Dáil debates

Tuesday, 3 March 2009

7:00 pm

Photo of Brian Lenihan JnrBrian Lenihan Jnr (Dublin West, Fianna Fail)

I am happy to put on the record the truth of our economic position. The future economic viability of this country is at stake. We are living in uncertain times and are faced with new economic realities. The financial crisis sweeping the world is the worst experienced since 1929. We are living in an economic blizzard that is not uniquely of our making. The difference now is that the globalisation of markets in recent years has meant that the speed and severity of the downturn has been unprecedented. In Ireland, our economy has been hit hard on three fronts by the downturn, namely, the rapid decline in the domestic construction industry, our exposure to the international deterioration as a consequence of our small open economy and the growing euro-sterling differential.

The end-February Exchequer returns published today show that tax revenues in the two months to the end of February are down 24% on the same period in 2008. All of the tax heads are down on the same month in 2008, reflecting continuing weakness in the economy. For the month of February alone, the decline was 31%. On the basis of this emerging trend and without further action, a shortfall in taxes will now occur.
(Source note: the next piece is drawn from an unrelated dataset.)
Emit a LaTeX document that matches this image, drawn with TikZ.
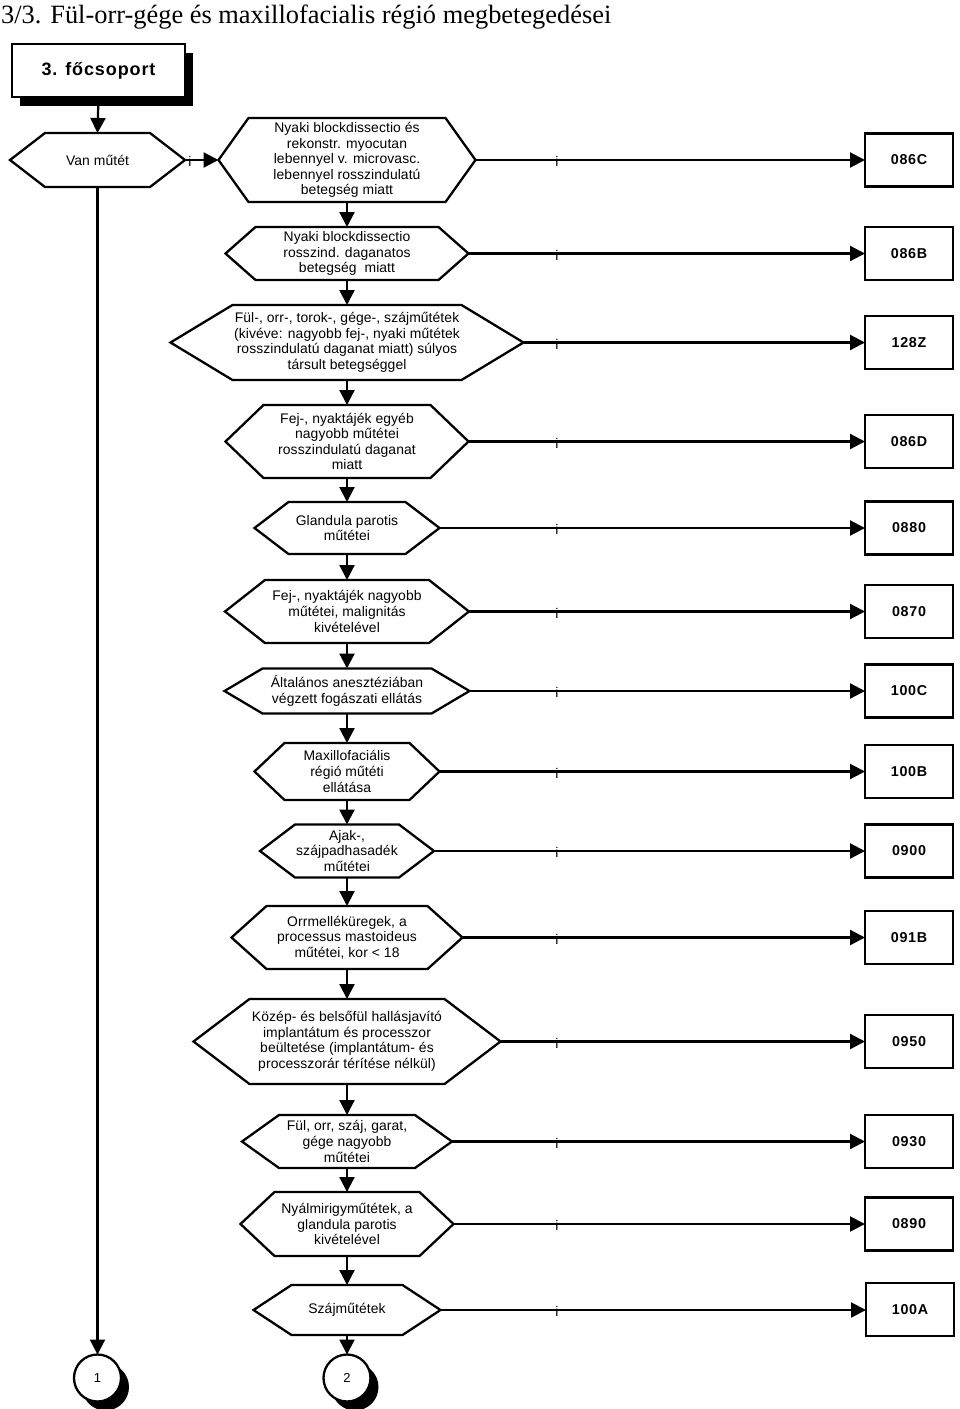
\documentclass[tikz,border=0pt]{standalone}
\usepackage{fontspec}
\setmainfont{Liberation Sans}
\newfontfamily\titlef{Liberation Serif}
\newfontfamily\hexf[LetterSpace=0.6]{Liberation Sans}
\newfontfamily\codef[LetterSpace=5]{Liberation Sans}
\usetikzlibrary{arrows.meta,shadows}
\tikzset{
  hexbox/.style={inner sep=0pt, outer sep=0pt, align=center, font=\hexf\fontsize{13.9}{15.6}\selectfont},
  hexline/.style={line width=2.3pt, line join=miter},
  codebox/.style={draw, line width=2.3pt, minimum width=88pt, minimum height=53pt, inner sep=0pt, outer sep=0pt, font=\codef\bfseries\fontsize{14.3}{16}\selectfont},
  conn/.style={line width=2.2pt, -{Triangle[length=15pt,width=15pt]}},
  ilab/.style={inner sep=0pt, yshift=-1.5pt, font=\hexf\fontsize{14}{15.5}\selectfont},
  blackshadow/.style={drop shadow={shadow xshift=8pt, shadow yshift=-9pt, opacity=1, fill=black}},
  endcircle/.style={circle, draw, line width=2.3pt, fill=white, minimum size=47pt, inner sep=0pt, outer sep=0pt, font=\hexf\fontsize{13}{14}\selectfont, blackshadow},
}
\newcommand\HexN[7]{%
  \node[hexbox, minimum width={2*#4}, minimum height={2*#5}] (#1) at (#2,#3) {#7};
  \draw[hexline] ([xshift=#6]#1.north west) -- ([xshift=-#6]#1.north east) -- (#1.east) -- ([xshift=-#6]#1.south east) -- ([xshift=#6]#1.south west) -- (#1.west) -- cycle;}
\begin{document}
\begin{tikzpicture}[x=1pt,y=-1pt]
\useasboundingbox (0,0) rectangle (960,1409);
\node[anchor=base west, inner sep=0pt, font=\titlef\fontsize{26.4}{30}\selectfont] (title) at (1,23) {3/3. Fül-orr-gége és maxillofacialis régió megbetegedései};
\node[draw, line width=2.3pt, fill=white, minimum width=173pt, minimum height=53pt, inner sep=0pt, outer sep=0pt, blackshadow, font=\codef\bfseries\fontsize{18}{20}\selectfont] (hdr) at (98.5,70.5) {3. főcsoport};

\HexN{V}{97.5}{160}{87.5}{27}{35}{Van műtét}
\HexN{H1}{347}{160}{128.5}{42}{30}{Nyaki blockdissectio és\\rekonstr. myocutan\\lebennyel v. microvasc.\\lebennyel rosszindulatú\\betegség miatt}
\HexN{H2}{347}{253.5}{121.5}{26.5}{30}{Nyaki blockdissectio\\rosszind. daganatos\\betegség~ miatt}
\HexN{H3}{347}{342.5}{176.5}{37.5}{62}{Fül-, orr-, torok-, gége-, szájműtétek\\(kivéve: nagyobb fej-, nyaki műtétek\\rosszindulatú daganat miatt) súlyos\\társult betegséggel}
\HexN{H4}{347}{441.5}{121.5}{36.5}{38}{Fej-, nyaktájék egyéb\\nagyobb műtétei\\rosszindulatú daganat\\miatt}
\HexN{H5}{347}{528}{92.5}{26}{34}{Glandula parotis\\műtétei}
\HexN{H6}{347}{611.5}{122}{31.5}{40}{Fej-, nyaktájék nagyobb\\műtétei, malignitás\\kivételével}
\HexN{H7}{347}{691}{122.5}{22.5}{38}{Általános anesztéziában\\végzett fogászati ellátás}
\HexN{H8}{347}{771.5}{92.5}{28.5}{30}{Maxillofaciális\\régió műtéti\\ellátása}
\HexN{H9}{347}{851}{87}{26.5}{35}{Ajak-,\\szájpadhasadék\\műtétei}
\HexN{H10}{347}{937.5}{115.5}{31.5}{35}{Orrmelléküregek, a\\processus mastoideus\\műtétei, kor < 18}
\HexN{H11}{347}{1041.5}{153.5}{42.5}{56}{Közép- és belsőfül hallásjavító\\implantátum és processzor\\beültetése (implantátum- és\\processzorár térítése nélkül)}
\HexN{H12}{347}{1141.5}{105}{26.5}{37}{Fül, orr, száj, garat,\\gége nagyobb\\műtétei}
\HexN{H13}{347}{1224}{106.5}{32}{34}{Nyálmirigyműtétek, a\\glandula parotis\\kivételével}
\HexN{H14}{347}{1310}{93.5}{25}{38}{Szájműtétek}

\node[codebox] (B1) at (909,160) {086C};
\node[codebox] (B2) at (909,253.5) {086B};
\node[codebox] (B3) at (909,342.5) {128Z};
\node[codebox] (B4) at (909,441.5) {086D};
\node[codebox] (B5) at (909,528) {0880};
\node[codebox] (B6) at (909,611.5) {0870};
\node[codebox] (B7) at (909,691) {100C};
\node[codebox] (B8) at (909,771.5) {100B};
\node[codebox] (B9) at (909,851) {0900};
\node[codebox] (B10) at (909,937.5) {091B};
\node[codebox] (B11) at (909,1041.5) {0950};
\node[codebox] (B12) at (909,1141.5) {0930};
\node[codebox] (B13) at (909,1224) {0890};
\node[codebox] (B14) at (910,1309.5) {100A};

\node[endcircle] (C1) at (97.5,1378) {1};
\node[endcircle] (C2) at (347,1378) {2};

\coordinate (icol) at (557,0);
% connectors
\draw[conn] (hdr.south) -- (V.north);
\draw[conn] (V.east) -- (H1.west);
\node[ilab] (i0) at (190,160) {i};
\draw[conn] (V.south) -- (C1.north);
\foreach \a/\b in {H1/H2,H2/H3,H3/H4,H4/H5,H5/H6,H6/H7,H7/H8,H8/H9,H9/H10,H10/H11,H11/H12,H12/H13,H13/H14}
  \draw[conn] (\a.south) -- (\b.north);
\draw[conn] (H14.south) -- (C2.north);
\foreach \k in {1,...,14} {
  \draw[conn] (H\k.east) -- (H\k.east -| B\k.west);
  \node[ilab] (i\k) at (H\k.east -| icol) {i};
}
\end{tikzpicture}
\end{document}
The February 2008 return included an amount of capital gains tax receipts that we did not anticipate would be repeated this February. Notwithstanding this fact, there is a real deterioration in income tax and value added tax receipts.

In addition, expenditure pressures are also emerging as a result of higher live register costs. Unchecked, this means a general Government deficit of 9.5% of GDP will be breached this year. The 9.5% limit on GDP must be fundamental in terms of our borrowing requirement for Government current and capital purposes this year. It is a fundamental matter because it already counts as one of the highest levels of borrowing in the EU, paralleled only by the UK. Within the euro zone, it is the highest level of borrowing. While it is correct to say that a number of euro zone member states are drifting well beyond the 3% barrier, none has reached the 9.5% barrier. For this reason, it is of fundamental importance that we stabilise our finances before reforming them progressively.

At its meeting this morning, the Government discussed the emerging position and was strong in its resolve to take the decisions that are necessary to ensure the stabilisation and sustainability of the public finances, which are an essential prerequisite for the renewal of the economy. We decided to announce the further necessary measures in this regard by the end of the month. This will involve the introduction of additional taxation and expenditure measures in 2009 to address the continued deterioration in the public finances and to ensure that the general Government deficit this year does not worsen from the previously forecast 9.5% of GDP. No option can or will be excluded at this stage.

It is disappointing that commentary to date has fixated on whether our measures should be characterised as a budget, a mini-budget or a supplementary budget. No option is being excluded, as that is what the country needs.